The chart Santiment shared pairs XRP’s 6-hour candles with a social ratio measuring positive versus negative commentary, and overlays three β€œbuy” and three β€œsell” markers tied to sentiment bands. Those bands are explicitly labeled as a β€œfear zone” (where prices β€œgo up”), a neutral zone, and a β€œgreed zone” (where prices β€œgo down”).

XRP social sentiment

How Reliable Is The XRP Social Sentiment Signal?

To check the timing, daily XRP spot data for the same late-December-to-January window broadly supports the chart’s claim that extreme sentiment readings often show up near inflection points, with an important caveat: not every signal front-runs a turn cleanly, and some arrive early.

The first β€œbuy” marker on the chart is dated Jan. 2. On that day, XRP closed around $2.01 after trading as low as roughly $1.87, and the market proceeded to accelerate into the week’s blow-off move: by Jan. 5 XRP closed near $2.35, and the Jan. 6 session printed a high around $2.42. In other words, the Jan. 2 β€œbuy” call landed ahead of the sharp leg higher that set the period’s high.

The first β€œsell” marker is dated Jan. 7, immediately after the peak.
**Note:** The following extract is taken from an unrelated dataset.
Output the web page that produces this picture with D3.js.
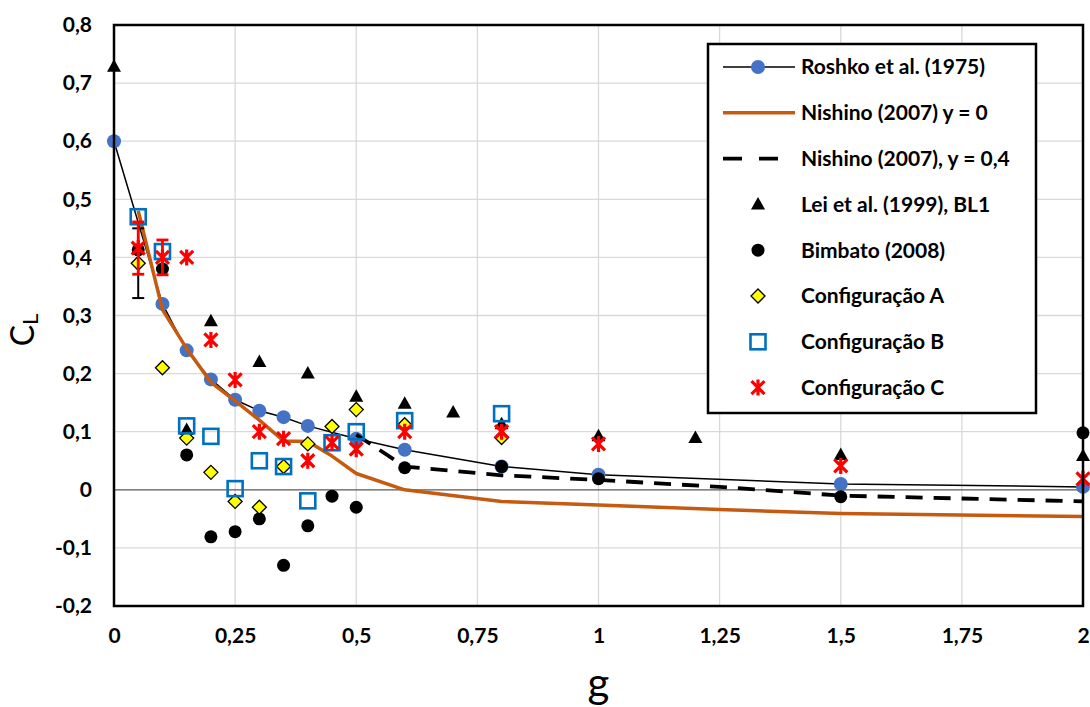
<!DOCTYPE html>
<html>
<head>
<meta charset="utf-8">
<script src="https://cdn.jsdelivr.net/npm/d3@7"></script>
<style>
  html, body { margin: 0; padding: 0; background: #ffffff; }
  svg { display: block; font-family: Lato, "Open Sans", sans-serif; }
</style>
</head>
<body>
<svg id="chart" width="1090" height="707"></svg>
<script>
// ---- data ----
const xTicks = [0, 0.25, 0.5, 0.75, 1, 1.25, 1.5, 1.75, 2];
const yTicks = [-0.2, -0.1, 0, 0.1, 0.2, 0.3, 0.4, 0.5, 0.6, 0.7, 0.8];

const roshkoG = [0, 0.1, 0.15, 0.2, 0.25, 0.3, 0.35, 0.4, 0.5, 0.6, 0.8, 1, 1.5, 2];
const roshkoC = [0.6, 0.32, 0.24, 0.19, 0.155, 0.136, 0.125, 0.11, 0.088, 0.069, 0.04, 0.026, 0.01, 0.005];

const nishino0G = [0.05, 0.1, 0.15, 0.2, 0.25, 0.3, 0.35, 0.4, 0.45, 0.5, 0.6, 0.8, 1, 1.25, 1.5, 2];
const nishino0C = [0.48, 0.31, 0.243, 0.185, 0.153, 0.12, 0.084, 0.083, 0.058, 0.028, 0.0, -0.02, -0.026, -0.034, -0.041, -0.046];

const nishino04G = [0.5, 0.6, 0.8, 1, 1.25, 1.5, 2];
const nishino04C = [0.095, 0.04, 0.025, 0.017, 0.005, -0.01, -0.02];

const leiG = [0, 0.15, 0.2, 0.3, 0.4, 0.5, 0.6, 0.7, 0.8, 1, 1.2, 1.5, 2];
const leiC = [0.728, 0.103, 0.29, 0.22, 0.2, 0.16, 0.148, 0.133, 0.113, 0.092, 0.089, 0.06, 0.058];

const bimbatoG = [0.05, 0.1, 0.15, 0.2, 0.25, 0.3, 0.35, 0.4, 0.45, 0.5, 0.6, 0.8, 1, 1.5, 2];
const bimbatoC = [0.413, 0.38, 0.06, -0.081, -0.072, -0.05, -0.13, -0.062, -0.011, -0.03, 0.038, 0.04, 0.019, -0.012, 0.098];

const confAG = [0.05, 0.1, 0.15, 0.2, 0.25, 0.3, 0.35, 0.4, 0.45, 0.5, 0.6, 0.8];
const confAC = [0.39, 0.21, 0.089, 0.03, -0.02, -0.03, 0.04, 0.079, 0.109, 0.138, 0.112, 0.09];
const confAErr = [0.06, 0, 0, 0, 0, 0, 0, 0, 0, 0, 0, 0];

const confBG = [0.05, 0.1, 0.15, 0.2, 0.25, 0.3, 0.35, 0.4, 0.45, 0.5, 0.6, 0.8];
const confBC = [0.47, 0.41, 0.11, 0.092, 0.002, 0.05, 0.04, -0.019, 0.081, 0.1, 0.119, 0.131];

const confCG = [0.05, 0.1, 0.15, 0.2, 0.25, 0.3, 0.35, 0.4, 0.45, 0.5, 0.6, 0.8, 1, 1.5, 2];
const confCC = [0.416, 0.4, 0.4, 0.258, 0.189, 0.1, 0.088, 0.05, 0.081, 0.07, 0.1, 0.1, 0.079, 0.041, 0.019];
const confCErr = [0.045, 0.03, 0, 0, 0, 0, 0, 0, 0, 0, 0, 0, 0, 0, 0];

const legendLabels = [
  "Roshko et al. (1975)",
  "Nishino (2007) y = 0",
  "Nishino (2007), y = 0,4",
  "Lei et al. (1999), BL1",
  "Bimbato (2008)",
  "Configuração A",
  "Configuração B",
  "Configuração C"
];

// ---- layout ----
const plot = { left: 114, right: 1083, top: 25, bottom: 606 };
const svg = d3.select("#chart");
svg.append("rect").attr("width", 1090).attr("height", 707).attr("fill", "#fff");

const x = d3.scaleLinear().domain([0, 2]).range([plot.left, plot.right]);
const y = d3.scaleLinear().domain([-0.2, 0.8]).range([plot.bottom, plot.top]);

const locale = d3.formatLocale({ decimal: ",", thousands: ".", grouping: [3], currency: ["", ""], minus: "-" });
const fmt = locale.format("~g");

const zip = (gs, cs, es) => gs.map((g, i) => ({ g, c: cs[i], e: es ? es[i] : 0 }));

// gridlines
const grid = svg.append("g");
grid.selectAll("line.h").data(yTicks.filter(v => v !== 0)).join("line")
  .attr("x1", plot.left).attr("x2", plot.right)
  .attr("y1", d => y(d)).attr("y2", d => y(d))
  .attr("stroke", "#d9d9d9").attr("stroke-width", 1.3);
grid.selectAll("line.v").data(xTicks.slice(1, -1)).join("line")
  .attr("y1", plot.top).attr("y2", plot.bottom)
  .attr("x1", d => x(d)).attr("x2", d => x(d))
  .attr("stroke", "#d9d9d9").attr("stroke-width", 1.3);
// zero line
svg.append("line")
  .attr("x1", plot.left).attr("x2", plot.right)
  .attr("y1", y(0)).attr("y2", y(0))
  .attr("stroke", "#595959").attr("stroke-width", 1.2);

// axes (labels only, frame drawn separately)
const yAxis = svg.append("g").attr("transform", `translate(${plot.left},0)`)
  .call(d3.axisLeft(y).tickValues(yTicks).tickSize(0).tickPadding(22).tickFormat(fmt));
const xAxis = svg.append("g").attr("transform", `translate(0,${plot.bottom})`)
  .call(d3.axisBottom(x).tickValues(xTicks).tickSize(0).tickPadding(22).tickFormat(fmt));
[yAxis, xAxis].forEach(a => {
  a.select(".domain").remove();
  a.selectAll("text").attr("font-family", "Lato, sans-serif").attr("font-weight", "bold")
    .attr("font-size", 21).attr("fill", "#000");
});

// axis titles
svg.append("text")
  .attr("transform", "translate(34,330) rotate(-90)")
  .attr("text-anchor", "middle").attr("font-family", "Lato, sans-serif")
  .attr("font-size", 32).attr("fill", "#000")
  .text("C").append("tspan").attr("font-size", 22).attr("dy", 4).text("L");
svg.append("text")
  .attr("x", x(1)).attr("y", 698)
  .attr("text-anchor", "middle").attr("font-family", "Lato, sans-serif")
  .attr("font-size", 42).attr("fill", "#000").text("g");

// ---- series ----
const line = d3.line().x(d => x(d.g)).y(d => y(d.c));
const layer = svg.append("g");

function circle(sel, r, fill) {
  sel.append("circle").attr("r", r).attr("fill", fill);
}
function triangle(sel) {
  sel.append("path").attr("d", "M0,-7.5L7,5L-7,5Z").attr("fill", "#000");
}
function diamond(sel) {
  sel.append("path").attr("d", "M0,-7L7,0L0,7L-7,0Z").attr("fill", "#ffff00")
    .attr("stroke", "#000").attr("stroke-width", 1.3);
}
function square(sel) {
  sel.append("rect").attr("x", -7.5).attr("y", -7.5).attr("width", 15).attr("height", 15)
    .attr("fill", "none").attr("stroke", "#0070c0").attr("stroke-width", 2.6);
}
function star(sel) {
  sel.append("path").attr("d", "M-6.5,-6.5L6.5,6.5M6.5,-6.5L-6.5,6.5M0,-8L0,8")
    .attr("stroke", "#ff0000").attr("stroke-width", 3.2).attr("fill", "none");
}

function points(data, draw) {
  layer.append("g").selectAll("g").data(data).join("g")
    .attr("transform", d => `translate(${x(d.g)},${y(d.c)})`)
    .each(function () { draw(d3.select(this)); });
}
function errorBars(data, color, width, cap) {
  const g = layer.append("g").attr("stroke", color).attr("stroke-width", width);
  data.filter(d => d.e > 0).forEach(d => {
    g.append("line").attr("x1", x(d.g)).attr("x2", x(d.g)).attr("y1", y(d.c - d.e)).attr("y2", y(d.c + d.e));
    [d.c - d.e, d.c + d.e].forEach(v =>
      g.append("line").attr("x1", x(d.g) - cap).attr("x2", x(d.g) + cap).attr("y1", y(v)).attr("y2", y(v)));
  });
}

// Roshko et al. (1975)
const roshko = zip(roshkoG, roshkoC);
layer.append("path").datum(roshko).attr("d", line).attr("fill", "none")
  .attr("stroke", "#000").attr("stroke-width", 1.5);
points(roshko, s => circle(s, 7, "#4472c4"));

// Nishino (2007) y = 0
layer.append("path").datum(zip(nishino0G, nishino0C)).attr("d", line).attr("fill", "none")
  .attr("stroke", "#c55a11").attr("stroke-width", 3.5).attr("stroke-linejoin", "round");

// Nishino (2007), y = 0,4
layer.append("path").datum(zip(nishino04G, nishino04C)).attr("d", line).attr("fill", "none")
  .attr("stroke", "#000").attr("stroke-width", 3.8).attr("stroke-dasharray", "17,11");

// Lei et al. (1999), BL1
points(zip(leiG, leiC), triangle);

// Bimbato (2008)
points(zip(bimbatoG, bimbatoC), s => circle(s, 6.5, "#000"));

// Configuração A
const confA = zip(confAG, confAC, confAErr);
errorBars(confA, "#000", 2, 6);
points(confA, diamond);

// Configuração B
points(zip(confBG, confBC), square);

// Configuração C
const confC = zip(confCG, confCC, confCErr);
errorBars(confC, "#ff0000", 2.8, 6);
points(confC, star);

// plot frame
svg.append("rect")
  .attr("x", plot.left).attr("y", plot.top)
  .attr("width", plot.right - plot.left).attr("height", plot.bottom - plot.top)
  .attr("fill", "none").attr("stroke", "#000").attr("stroke-width", 2.5);

// ---- legend ----
const lg = svg.append("g");
lg.append("rect").attr("x", 708).attr("y", 44).attr("width", 328).attr("height", 369)
  .attr("fill", "#fff").attr("stroke", "#000").attr("stroke-width", 2.5);
const rowY = i => 67 + i * 45.8;
const symX = 758;
const rows = lg.selectAll("g.row").data(legendLabels).join("g")
  .attr("transform", (d, i) => `translate(0,${rowY(i)})`);
rows.append("text").attr("x", 801).attr("y", 0).attr("dy", "0.35em")
  .attr("font-family", "Lato, sans-serif").attr("font-weight", "bold").attr("font-size", 21)
  .attr("fill", "#000").text(d => d);

const r0 = rows.filter((d, i) => i === 0);
r0.append("line").attr("x1", 723).attr("x2", 795).attr("stroke", "#000").attr("stroke-width", 1.5);
r0.append("g").attr("transform", `translate(${symX},0)`).call(s => circle(s, 7, "#4472c4"));
rows.filter((d, i) => i === 1).append("line").attr("x1", 723).attr("x2", 795)
  .attr("stroke", "#c55a11").attr("stroke-width", 3.5);
rows.filter((d, i) => i === 2).append("line").attr("x1", 723).attr("x2", 780)
  .attr("stroke", "#000").attr("stroke-width", 3.8).attr("stroke-dasharray", "19,17");
rows.filter((d, i) => i === 3).append("g").attr("transform", `translate(${symX},0)`).call(triangle);
rows.filter((d, i) => i === 4).append("g").attr("transform", `translate(${symX},0)`).call(s => circle(s, 6.5, "#000"));
rows.filter((d, i) => i === 5).append("g").attr("transform", `translate(${symX},0)`).call(diamond);
rows.filter((d, i) => i === 6).append("g").attr("transform", `translate(${symX},0)`).call(square);
rows.filter((d, i) => i === 7).append("g").attr("transform", `translate(${symX},0)`).call(star);
</script>
</body>
</html>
XRP closed around $2.16 that day and then bled lower across the next sessions, sliding toward the low-$2.00s by Jan. 12. On sequence alone, that sell signal aligns with the market shifting from post-spike distribution into a steadier downtrend.

The second β€œsell” marker, Jan. 11, is less straightforward. XRP closed near $2.07 on Jan. 11 and dipped again on Jan. 12, but then logged a sharp rebound on Jan. 13, closing around $2.17. Traders treating the Jan. 11 marker as an immediate top signal would have faced a short-term whipsaw before downside resumed.

That brings the chart’s third β€œsell” marker (Jan. 13) which appears to target that rebound itself. From Jan. 13’s close near $2.17, XRP rolled back over: it faded through mid-month and ultimately slid into the Jan. 20 low around $1.87 (intraday), which maps cleanly to the chart’s contention that β€œgreed-zone” sentiment can coincide with local exhaustion.

On the β€œbuy” side late in the window, Santiment flags Jan. 18 and Jan. 20–21. The Jan. 18 marker arrived early: XRP closed around $1.99 on Jan. 18 but continued lower into Jan. 20 before rebounding. The current Jan. 20–21 marker fits better in the short term, with XRP bouncing from the Jan. 20 close near $1.89 to roughly $1.95 by today. Even so, that rebound has so far been modest relative to the broader drawdown from the $2.4 area peak.

Santiment’s broader point is contrarian: when social feeds tip into one-sided pessimism, marginal selling pressure may already be exhausted, setting up mean reversion. The recent signal history partially supports that while also showing the practical risk: entries can be early, and β€œextreme fear” can persist if trend conditions remain heavy.

At press time, XRP traded at $1.9498.